Copy everything in the data below exactly except the pictures.

• _DATA SEGMENT_:
· · · · · · ·
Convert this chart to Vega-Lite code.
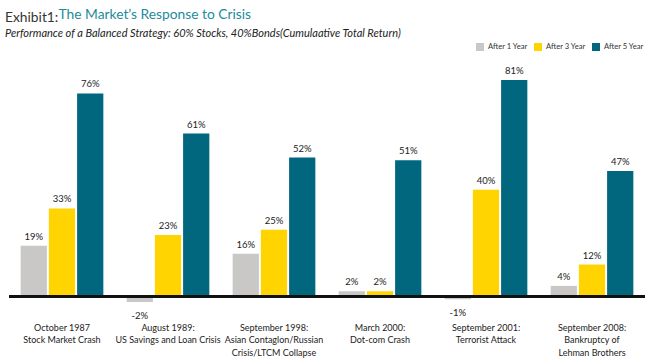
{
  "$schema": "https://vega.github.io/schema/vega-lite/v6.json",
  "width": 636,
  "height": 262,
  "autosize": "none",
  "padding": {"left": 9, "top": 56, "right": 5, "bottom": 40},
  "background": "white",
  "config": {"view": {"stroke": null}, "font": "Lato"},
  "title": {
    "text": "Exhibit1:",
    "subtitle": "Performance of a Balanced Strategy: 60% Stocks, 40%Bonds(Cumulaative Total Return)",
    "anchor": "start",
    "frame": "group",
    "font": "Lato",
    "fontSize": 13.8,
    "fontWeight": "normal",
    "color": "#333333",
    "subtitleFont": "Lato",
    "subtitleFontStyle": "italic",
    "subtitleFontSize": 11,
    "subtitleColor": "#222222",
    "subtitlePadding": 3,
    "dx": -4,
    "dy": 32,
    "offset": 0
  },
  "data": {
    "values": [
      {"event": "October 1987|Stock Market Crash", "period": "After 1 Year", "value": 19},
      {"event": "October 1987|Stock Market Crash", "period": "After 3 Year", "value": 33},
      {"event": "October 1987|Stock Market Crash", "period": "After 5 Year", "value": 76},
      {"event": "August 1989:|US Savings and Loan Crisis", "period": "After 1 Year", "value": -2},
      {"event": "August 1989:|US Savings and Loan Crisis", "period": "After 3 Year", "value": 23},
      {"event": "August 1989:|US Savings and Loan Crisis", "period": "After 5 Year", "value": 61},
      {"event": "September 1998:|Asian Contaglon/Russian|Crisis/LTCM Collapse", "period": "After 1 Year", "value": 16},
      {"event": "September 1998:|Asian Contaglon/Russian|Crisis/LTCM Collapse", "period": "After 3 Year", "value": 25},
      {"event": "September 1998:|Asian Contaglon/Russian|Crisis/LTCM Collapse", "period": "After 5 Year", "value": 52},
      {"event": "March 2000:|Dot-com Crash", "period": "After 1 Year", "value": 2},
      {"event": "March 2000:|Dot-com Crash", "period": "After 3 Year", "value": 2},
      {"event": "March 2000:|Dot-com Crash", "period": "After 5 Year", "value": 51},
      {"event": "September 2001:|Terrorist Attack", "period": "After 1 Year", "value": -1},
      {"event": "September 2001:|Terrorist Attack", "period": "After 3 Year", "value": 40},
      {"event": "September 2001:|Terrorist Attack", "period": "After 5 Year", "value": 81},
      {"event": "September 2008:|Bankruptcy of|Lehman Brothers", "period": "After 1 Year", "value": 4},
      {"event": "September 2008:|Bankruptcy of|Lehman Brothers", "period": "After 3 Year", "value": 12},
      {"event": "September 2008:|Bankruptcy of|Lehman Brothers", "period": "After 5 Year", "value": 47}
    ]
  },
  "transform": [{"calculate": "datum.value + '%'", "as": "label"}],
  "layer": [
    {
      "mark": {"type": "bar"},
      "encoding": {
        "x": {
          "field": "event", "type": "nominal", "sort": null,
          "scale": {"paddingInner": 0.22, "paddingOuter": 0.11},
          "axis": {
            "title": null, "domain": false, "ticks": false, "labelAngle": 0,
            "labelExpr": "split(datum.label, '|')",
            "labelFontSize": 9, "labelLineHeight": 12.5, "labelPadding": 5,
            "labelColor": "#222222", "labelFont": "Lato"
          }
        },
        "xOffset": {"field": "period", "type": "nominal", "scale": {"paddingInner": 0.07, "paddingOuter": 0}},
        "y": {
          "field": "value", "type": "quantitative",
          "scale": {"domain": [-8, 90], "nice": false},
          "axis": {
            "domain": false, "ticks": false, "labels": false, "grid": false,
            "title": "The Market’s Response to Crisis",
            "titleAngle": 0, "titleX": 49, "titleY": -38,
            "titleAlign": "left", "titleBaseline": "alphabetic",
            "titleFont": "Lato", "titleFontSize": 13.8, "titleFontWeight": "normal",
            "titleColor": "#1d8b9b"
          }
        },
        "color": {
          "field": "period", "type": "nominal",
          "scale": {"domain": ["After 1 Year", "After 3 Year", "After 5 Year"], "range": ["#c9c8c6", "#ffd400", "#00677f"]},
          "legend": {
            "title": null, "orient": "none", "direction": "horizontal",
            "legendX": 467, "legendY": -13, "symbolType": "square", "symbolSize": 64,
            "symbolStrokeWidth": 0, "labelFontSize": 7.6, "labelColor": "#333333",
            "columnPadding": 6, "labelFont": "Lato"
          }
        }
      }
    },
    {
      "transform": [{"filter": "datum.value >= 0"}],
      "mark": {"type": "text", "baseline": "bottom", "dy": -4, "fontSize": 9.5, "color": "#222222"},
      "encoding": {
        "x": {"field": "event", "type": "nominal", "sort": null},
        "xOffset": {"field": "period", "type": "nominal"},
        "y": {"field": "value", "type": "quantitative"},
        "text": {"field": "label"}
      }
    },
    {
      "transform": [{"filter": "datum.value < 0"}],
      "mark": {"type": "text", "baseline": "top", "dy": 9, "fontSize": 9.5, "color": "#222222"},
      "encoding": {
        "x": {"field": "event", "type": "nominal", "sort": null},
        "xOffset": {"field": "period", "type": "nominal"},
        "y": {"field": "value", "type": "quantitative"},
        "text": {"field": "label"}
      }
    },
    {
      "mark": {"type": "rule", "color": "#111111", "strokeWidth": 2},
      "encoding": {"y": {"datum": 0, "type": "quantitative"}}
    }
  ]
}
· · · · · · ·
• _ANSWER TO THE EXERCISE_:
Convert this chart to Vega-Lite code.
{
  "$schema": "https://vega.github.io/schema/vega-lite/v6.json",
  "width": 636,
  "height": 262,
  "autosize": "none",
  "padding": {"left": 9, "top": 56, "right": 5, "bottom": 40},
  "background": "white",
  "config": {"view": {"stroke": null}, "font": "Lato"},
  "title": {
    "text": "Exhibit1:",
    "subtitle": "Performance of a Balanced Strategy: 60% Stocks, 40%Bonds(Cumulaative Total Return)",
    "anchor": "start",
    "frame": "group",
    "font": "Lato",
    "fontSize": 13.8,
    "fontWeight": "normal",
    "color": "#333333",
    "subtitleFont": "Lato",
    "subtitleFontStyle": "italic",
    "subtitleFontSize": 11,
    "subtitleColor": "#222222",
    "subtitlePadding": 3,
    "dx": -4,
    "dy": 32,
    "offset": 0
  },
  "data": {
    "values": [
      {"event": "October 1987|Stock Market Crash", "period": "After 1 Year", "value": 19},
      {"event": "October 1987|Stock Market Crash", "period": "After 3 Year", "value": 33},
      {"event": "October 1987|Stock Market Crash", "period": "After 5 Year", "value": 76},
      {"event": "August 1989:|US Savings and Loan Crisis", "period": "After 1 Year", "value": -2},
      {"event": "August 1989:|US Savings and Loan Crisis", "period": "After 3 Year", "value": 23},
      {"event": "August 1989:|US Savings and Loan Crisis", "period": "After 5 Year", "value": 61},
      {"event": "September 1998:|Asian Contaglon/Russian|Crisis/LTCM Collapse", "period": "After 1 Year", "value": 16},
      {"event": "September 1998:|Asian Contaglon/Russian|Crisis/LTCM Collapse", "period": "After 3 Year", "value": 25},
      {"event": "September 1998:|Asian Contaglon/Russian|Crisis/LTCM Collapse", "period": "After 5 Year", "value": 52},
      {"event": "March 2000:|Dot-com Crash", "period": "After 1 Year", "value": 2},
      {"event": "March 2000:|Dot-com Crash", "period": "After 3 Year", "value": 2},
      {"event": "March 2000:|Dot-com Crash", "period": "After 5 Year", "value": 51},
      {"event": "September 2001:|Terrorist Attack", "period": "After 1 Year", "value": -1},
      {"event": "September 2001:|Terrorist Attack", "period": "After 3 Year", "value": 40},
      {"event": "September 2001:|Terrorist Attack", "period": "After 5 Year", "value": 81},
      {"event": "September 2008:|Bankruptcy of|Lehman Brothers", "period": "After 1 Year", "value": 4},
      {"event": "September 2008:|Bankruptcy of|Lehman Brothers", "period": "After 3 Year", "value": 12},
      {"event": "September 2008:|Bankruptcy of|Lehman Brothers", "period": "After 5 Year", "value": 47}
    ]
  },
  "transform": [{"calculate": "datum.value + '%'", "as": "label"}],
  "layer": [
    {
      "mark": {"type": "bar"},
      "encoding": {
        "x": {
          "field": "event", "type": "nominal", "sort": null,
          "scale": {"paddingInner": 0.22, "paddingOuter": 0.11},
          "axis": {
            "title": null, "domain": false, "ticks": false, "labelAngle": 0,
            "labelExpr": "split(datum.label, '|')",
            "labelFontSize": 9, "labelLineHeight": 12.5, "labelPadding": 5,
            "labelColor": "#222222", "labelFont": "Lato"
          }
        },
        "xOffset": {"field": "period", "type": "nominal", "scale": {"paddingInner": 0.07, "paddingOuter": 0}},
        "y": {
          "field": "value", "type": "quantitative",
          "scale": {"domain": [-8, 90], "nice": false},
          "axis": {
            "domain": false, "ticks": false, "labels": false, "grid": false,
            "title": "The Market’s Response to Crisis",
            "titleAngle": 0, "titleX": 49, "titleY": -38,
            "titleAlign": "left", "titleBaseline": "alphabetic",
            "titleFont": "Lato", "titleFontSize": 13.8, "titleFontWeight": "normal",
            "titleColor": "#1d8b9b"
          }
        },
        "color": {
          "field": "period", "type": "nominal",
          "scale": {"domain": ["After 1 Year", "After 3 Year", "After 5 Year"], "range": ["#c9c8c6", "#ffd400", "#00677f"]},
          "legend": {
            "title": null, "orient": "none", "direction": "horizontal",
            "legendX": 467, "legendY": -13, "symbolType": "square", "symbolSize": 64,
            "symbolStrokeWidth": 0, "labelFontSize": 7.6, "labelColor": "#333333",
            "columnPadding": 6, "labelFont": "Lato"
          }
        }
      }
    },
    {
      "transform": [{"filter": "datum.value >= 0"}],
      "mark": {"type": "text", "baseline": "bottom", "dy": -4, "fontSize": 9.5, "color": "#222222"},
      "encoding": {
        "x": {"field": "event", "type": "nominal", "sort": null},
        "xOffset": {"field": "period", "type": "nominal"},
        "y": {"field": "value", "type": "quantitative"},
        "text": {"field": "label"}
      }
    },
    {
      "transform": [{"filter": "datum.value < 0"}],
      "mark": {"type": "text", "baseline": "top", "dy": 9, "fontSize": 9.5, "color": "#222222"},
      "encoding": {
        "x": {"field": "event", "type": "nominal", "sort": null},
        "xOffset": {"field": "period", "type": "nominal"},
        "y": {"field": "value", "type": "quantitative"},
        "text": {"field": "label"}
      }
    },
    {
      "mark": {"type": "rule", "color": "#111111", "strokeWidth": 2},
      "encoding": {"y": {"datum": 0, "type": "quantitative"}}
    }
  ]
}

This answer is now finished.